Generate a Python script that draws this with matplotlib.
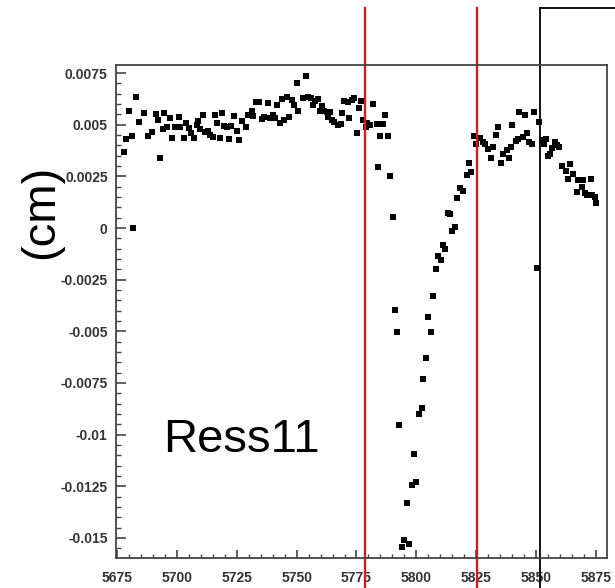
import matplotlib
matplotlib.use("Agg")
import matplotlib.pyplot as plt
from matplotlib.ticker import MultipleLocator, FuncFormatter

plt.rcParams['font.family'] = ['Liberation Sans', 'DejaVu Sans']

# Residual points (x in channel, y in cm)
xs = [5677.9, 5678.7, 5680.0, 5681.1, 5681.8, 5682.9, 5684.3, 5686.4, 5688.0, 5689.7,
      5691.1, 5692.2, 5692.9, 5694.3, 5694.7, 5696.0, 5697.1, 5697.8, 5699.2, 5700.9,
      5701.3, 5702.9, 5703.8, 5705.2, 5705.7, 5707.1, 5708.3, 5708.9, 5709.6, 5711.0,
      5711.7, 5713.1, 5713.8, 5714.9, 5715.9, 5716.9, 5718.0, 5718.9, 5719.7, 5720.8,
      5721.9, 5722.6, 5723.8, 5724.9, 5726.0, 5727.0, 5728.7, 5729.8, 5731.2, 5731.9,
      5733.0, 5734.4, 5735.7, 5736.5, 5737.9, 5738.9, 5740.0, 5741.0, 5741.7, 5743.0,
      5744.0, 5744.7, 5745.8, 5746.9, 5747.9, 5749.0, 5750.0, 5750.7, 5752.5, 5753.9,
      5754.9, 5755.9, 5757.0, 5757.7, 5758.8, 5759.8, 5760.5, 5761.4, 5762.6, 5763.2,
      5763.9, 5764.6, 5765.7, 5767.4, 5768.5, 5768.8, 5769.8, 5771.6, 5772.0, 5773.0,
      5774.0, 5775.1, 5776.0, 5776.9, 5777.8, 5779.0, 5779.5, 5780.6, 5782.0, 5783.4,
      5784.1, 5784.8, 5786.2, 5787.0, 5788.3, 5789.0, 5790.1, 5791.1, 5791.8, 5792.9,
      5794.0, 5795.0, 5796.0, 5797.1, 5798.1, 5799.0, 5799.9, 5801.1, 5802.2, 5802.9,
      5804.0, 5805.0, 5806.1, 5807.1, 5808.2, 5809.2, 5810.2, 5811.0, 5812.2, 5813.4,
      5814.0, 5815.0, 5816.1, 5817.1, 5818.2, 5819.6, 5821.1, 5822.1, 5823.0, 5824.0,
      5825.0, 5826.6, 5827.7, 5828.7, 5830.1, 5831.1, 5831.9, 5833.3, 5834.2, 5835.2,
      5836.1, 5837.7, 5838.7, 5839.4, 5840.2, 5841.6, 5842.6, 5843.0, 5844.4, 5845.4,
      5846.3, 5847.2, 5848.2, 5849.1, 5850.3, 5851.4, 5852.4, 5853.3, 5854.2, 5855.1,
      5855.8, 5856.9, 5857.9, 5858.9, 5859.7, 5861.1, 5862.5, 5863.5, 5864.2, 5865.3,
      5867.0, 5867.6, 5869.1, 5869.5, 5870.4, 5871.4, 5873.2, 5873.6, 5874.6, 5875.3]

ys = [0.00367, 0.00431, 0.00568, 0.00446, 0.00000, 0.00635, 0.00515, 0.00556, 0.00446, 0.00465,
      0.00552, 0.00523, 0.00338, 0.00478, 0.00559, 0.00488, 0.00531, 0.00438, 0.00488, 0.00539,
      0.00488, 0.00434, 0.00510, 0.00483, 0.00459, 0.00434, 0.00499, 0.00520, 0.00478, 0.00547,
      0.00467, 0.00471, 0.00450, 0.00439, 0.00547, 0.00510, 0.00434, 0.00556, 0.00494, 0.00491,
      0.00430, 0.00494, 0.00543, 0.00471, 0.00426, 0.00520, 0.00491, 0.00547, 0.00568, 0.00543,
      0.00612, 0.00609, 0.00527, 0.00539, 0.00604, 0.00531, 0.00547, 0.00531, 0.00596, 0.00507,
      0.00624, 0.00523, 0.00636, 0.00539, 0.00620, 0.00596, 0.00701, 0.00568, 0.00631, 0.00736,
      0.00636, 0.00631, 0.00596, 0.00617, 0.00624, 0.00568, 0.00591, 0.00568, 0.00563, 0.00539,
      0.00563, 0.00523, 0.00515, 0.00499, 0.00504, 0.00556, 0.00617, 0.00612, 0.00531, 0.00620,
      0.00628, 0.00462, 0.00580, 0.00617, 0.00523, 0.00488, 0.00507, 0.00499, 0.00601, 0.00504,
      0.00297, 0.00446, 0.00504, 0.00547, 0.00446, 0.00252, 0.00052, -0.00397, -0.00504, -0.00954,
      -0.01544, -0.01508, -0.01331, -0.01528, -0.01245, -0.01095, -0.01229, -0.00901, -0.00869, -0.00733,
      -0.00627, -0.00430, -0.00502, -0.00329, -0.00199, -0.00136, -0.00155, -0.00082, -0.00103, 0.00074,
      0.00070, -0.00013, 0.00006, 0.00144, 0.00192, 0.00180, 0.00255, 0.00313, 0.00270, 0.00446,
      0.00407, 0.00434, 0.00418, 0.00407, 0.00381, 0.00338, 0.00394, 0.00451, 0.00488, 0.00316,
      0.00359, 0.00378, 0.00338, 0.00394, 0.00499, 0.00423, 0.00430, 0.00563, 0.00442, 0.00547,
      0.00462, 0.00418, 0.00407, 0.00563, -0.00194, 0.00515, 0.00426, 0.00407, 0.00430, 0.00349,
      0.00359, 0.00386, 0.00418, 0.00402, 0.00394, 0.00300, 0.00278, 0.00236, 0.00310, 0.00262,
      0.00176, 0.00233, 0.00200, 0.00233, 0.00171, 0.00160, 0.00236, 0.00160, 0.00152, 0.00123]

# marker lines drawn over the plot
red_lines = [5778.6, 5825.5]
black_line = 5851.8

fig = plt.figure(figsize=(6.15, 5.88), dpi=100)
ax = fig.add_axes([0.1886, 0.051, 0.7984, 0.8385])

ax.plot(xs, ys, 's', color='black', markersize=3.9, markeredgewidth=0)

ax.set_xlim(5674.5, 5879.7)
ax.set_ylim(-0.01597, 0.00789)

# ROOT-like axis look
ax.xaxis.set_major_locator(MultipleLocator(25))
ax.xaxis.set_minor_locator(MultipleLocator(5))
ax.yaxis.set_major_locator(MultipleLocator(0.0025))
ax.yaxis.set_minor_locator(MultipleLocator(0.0005))
ax.yaxis.set_major_formatter(FuncFormatter(lambda v, p: '0' if abs(v) < 1e-9 else ('%g' % round(v, 5))))
ax.xaxis.set_major_formatter(FuncFormatter(lambda v, p: '%d' % v))

ax.tick_params(axis='both', which='both', direction='in', colors='#444444',
               labelcolor='#333333', labelsize=10, top=False, right=False)
ax.tick_params(axis='y', which='major', length=7, width=1.2, pad=6)
ax.tick_params(axis='y', which='minor', length=3.5, width=1.0)
ax.tick_params(axis='x', which='major', length=6, width=1.2, pad=9)
ax.tick_params(axis='x', which='minor', length=3, width=1.0)
for lab in ax.get_xticklabels() + ax.get_yticklabels():
    lab.set_fontweight('bold')
for sp in ax.spines.values():
    sp.set_color('#444444')
    sp.set_linewidth(1.3)

# lines sticking out of the frame
for xv in red_lines:
    ax.axvline(xv, ymin=-0.07, ymax=1.1156, color='#ee1111', linewidth=1.6, clip_on=False)
ax.axvline(black_line, ymin=-0.07, ymax=1.1156, color='black', linewidth=1.3, clip_on=False)
ax.plot([black_line, 5900], [1.1156, 1.1156], color='black', linewidth=1.3, clip_on=False,
        transform=ax.get_xaxis_transform())

fig.text(0.0667, 0.640, '(cm)', rotation=90, fontsize=34, ha='center', va='center')
ax.text(5727, -0.01085, 'Ress11', fontsize=34, ha='center', va='baseline')

fig.savefig('out.png', dpi=100)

## DIRECTIVE:
Return each line of the data, keeping its wording exact and omitting pictures.

## TASK OUTPUT:
Generate a Python script that draws this with matplotlib.
import matplotlib
matplotlib.use("Agg")
import matplotlib.pyplot as plt
from matplotlib.ticker import MultipleLocator, FuncFormatter

plt.rcParams['font.family'] = ['Liberation Sans', 'DejaVu Sans']

# Residual points (x in channel, y in cm)
xs = [5677.9, 5678.7, 5680.0, 5681.1, 5681.8, 5682.9, 5684.3, 5686.4, 5688.0, 5689.7,
      5691.1, 5692.2, 5692.9, 5694.3, 5694.7, 5696.0, 5697.1, 5697.8, 5699.2, 5700.9,
      5701.3, 5702.9, 5703.8, 5705.2, 5705.7, 5707.1, 5708.3, 5708.9, 5709.6, 5711.0,
      5711.7, 5713.1, 5713.8, 5714.9, 5715.9, 5716.9, 5718.0, 5718.9, 5719.7, 5720.8,
      5721.9, 5722.6, 5723.8, 5724.9, 5726.0, 5727.0, 5728.7, 5729.8, 5731.2, 5731.9,
      5733.0, 5734.4, 5735.7, 5736.5, 5737.9, 5738.9, 5740.0, 5741.0, 5741.7, 5743.0,
      5744.0, 5744.7, 5745.8, 5746.9, 5747.9, 5749.0, 5750.0, 5750.7, 5752.5, 5753.9,
      5754.9, 5755.9, 5757.0, 5757.7, 5758.8, 5759.8, 5760.5, 5761.4, 5762.6, 5763.2,
      5763.9, 5764.6, 5765.7, 5767.4, 5768.5, 5768.8, 5769.8, 5771.6, 5772.0, 5773.0,
      5774.0, 5775.1, 5776.0, 5776.9, 5777.8, 5779.0, 5779.5, 5780.6, 5782.0, 5783.4,
      5784.1, 5784.8, 5786.2, 5787.0, 5788.3, 5789.0, 5790.1, 5791.1, 5791.8, 5792.9,
      5794.0, 5795.0, 5796.0, 5797.1, 5798.1, 5799.0, 5799.9, 5801.1, 5802.2, 5802.9,
      5804.0, 5805.0, 5806.1, 5807.1, 5808.2, 5809.2, 5810.2, 5811.0, 5812.2, 5813.4,
      5814.0, 5815.0, 5816.1, 5817.1, 5818.2, 5819.6, 5821.1, 5822.1, 5823.0, 5824.0,
      5825.0, 5826.6, 5827.7, 5828.7, 5830.1, 5831.1, 5831.9, 5833.3, 5834.2, 5835.2,
      5836.1, 5837.7, 5838.7, 5839.4, 5840.2, 5841.6, 5842.6, 5843.0, 5844.4, 5845.4,
      5846.3, 5847.2, 5848.2, 5849.1, 5850.3, 5851.4, 5852.4, 5853.3, 5854.2, 5855.1,
      5855.8, 5856.9, 5857.9, 5858.9, 5859.7, 5861.1, 5862.5, 5863.5, 5864.2, 5865.3,
      5867.0, 5867.6, 5869.1, 5869.5, 5870.4, 5871.4, 5873.2, 5873.6, 5874.6, 5875.3]

ys = [0.00367, 0.00431, 0.00568, 0.00446, 0.00000, 0.00635, 0.00515, 0.00556, 0.00446, 0.00465,
      0.00552, 0.00523, 0.00338, 0.00478, 0.00559, 0.00488, 0.00531, 0.00438, 0.00488, 0.00539,
      0.00488, 0.00434, 0.00510, 0.00483, 0.00459, 0.00434, 0.00499, 0.00520, 0.00478, 0.00547,
      0.00467, 0.00471, 0.00450, 0.00439, 0.00547, 0.00510, 0.00434, 0.00556, 0.00494, 0.00491,
      0.00430, 0.00494, 0.00543, 0.00471, 0.00426, 0.00520, 0.00491, 0.00547, 0.00568, 0.00543,
      0.00612, 0.00609, 0.00527, 0.00539, 0.00604, 0.00531, 0.00547, 0.00531, 0.00596, 0.00507,
      0.00624, 0.00523, 0.00636, 0.00539, 0.00620, 0.00596, 0.00701, 0.00568, 0.00631, 0.00736,
      0.00636, 0.00631, 0.00596, 0.00617, 0.00624, 0.00568, 0.00591, 0.00568, 0.00563, 0.00539,
      0.00563, 0.00523, 0.00515, 0.00499, 0.00504, 0.00556, 0.00617, 0.00612, 0.00531, 0.00620,
      0.00628, 0.00462, 0.00580, 0.00617, 0.00523, 0.00488, 0.00507, 0.00499, 0.00601, 0.00504,
      0.00297, 0.00446, 0.00504, 0.00547, 0.00446, 0.00252, 0.00052, -0.00397, -0.00504, -0.00954,
      -0.01544, -0.01508, -0.01331, -0.01528, -0.01245, -0.01095, -0.01229, -0.00901, -0.00869, -0.00733,
      -0.00627, -0.00430, -0.00502, -0.00329, -0.00199, -0.00136, -0.00155, -0.00082, -0.00103, 0.00074,
      0.00070, -0.00013, 0.00006, 0.00144, 0.00192, 0.00180, 0.00255, 0.00313, 0.00270, 0.00446,
      0.00407, 0.00434, 0.00418, 0.00407, 0.00381, 0.00338, 0.00394, 0.00451, 0.00488, 0.00316,
      0.00359, 0.00378, 0.00338, 0.00394, 0.00499, 0.00423, 0.00430, 0.00563, 0.00442, 0.00547,
      0.00462, 0.00418, 0.00407, 0.00563, -0.00194, 0.00515, 0.00426, 0.00407, 0.00430, 0.00349,
      0.00359, 0.00386, 0.00418, 0.00402, 0.00394, 0.00300, 0.00278, 0.00236, 0.00310, 0.00262,
      0.00176, 0.00233, 0.00200, 0.00233, 0.00171, 0.00160, 0.00236, 0.00160, 0.00152, 0.00123]

# marker lines drawn over the plot
red_lines = [5778.6, 5825.5]
black_line = 5851.8

fig = plt.figure(figsize=(6.15, 5.88), dpi=100)
ax = fig.add_axes([0.1886, 0.051, 0.7984, 0.8385])

ax.plot(xs, ys, 's', color='black', markersize=3.9, markeredgewidth=0)

ax.set_xlim(5674.5, 5879.7)
ax.set_ylim(-0.01597, 0.00789)

# ROOT-like axis look
ax.xaxis.set_major_locator(MultipleLocator(25))
ax.xaxis.set_minor_locator(MultipleLocator(5))
ax.yaxis.set_major_locator(MultipleLocator(0.0025))
ax.yaxis.set_minor_locator(MultipleLocator(0.0005))
ax.yaxis.set_major_formatter(FuncFormatter(lambda v, p: '0' if abs(v) < 1e-9 else ('%g' % round(v, 5))))
ax.xaxis.set_major_formatter(FuncFormatter(lambda v, p: '%d' % v))

ax.tick_params(axis='both', which='both', direction='in', colors='#444444',
               labelcolor='#333333', labelsize=10, top=False, right=False)
ax.tick_params(axis='y', which='major', length=7, width=1.2, pad=6)
ax.tick_params(axis='y', which='minor', length=3.5, width=1.0)
ax.tick_params(axis='x', which='major', length=6, width=1.2, pad=9)
ax.tick_params(axis='x', which='minor', length=3, width=1.0)
for lab in ax.get_xticklabels() + ax.get_yticklabels():
    lab.set_fontweight('bold')
for sp in ax.spines.values():
    sp.set_color('#444444')
    sp.set_linewidth(1.3)

# lines sticking out of the frame
for xv in red_lines:
    ax.axvline(xv, ymin=-0.07, ymax=1.1156, color='#ee1111', linewidth=1.6, clip_on=False)
ax.axvline(black_line, ymin=-0.07, ymax=1.1156, color='black', linewidth=1.3, clip_on=False)
ax.plot([black_line, 5900], [1.1156, 1.1156], color='black', linewidth=1.3, clip_on=False,
        transform=ax.get_xaxis_transform())

fig.text(0.0667, 0.640, '(cm)', rotation=90, fontsize=34, ha='center', va='center')
ax.text(5727, -0.01085, 'Ress11', fontsize=34, ha='center', va='baseline')

fig.savefig('out.png', dpi=100)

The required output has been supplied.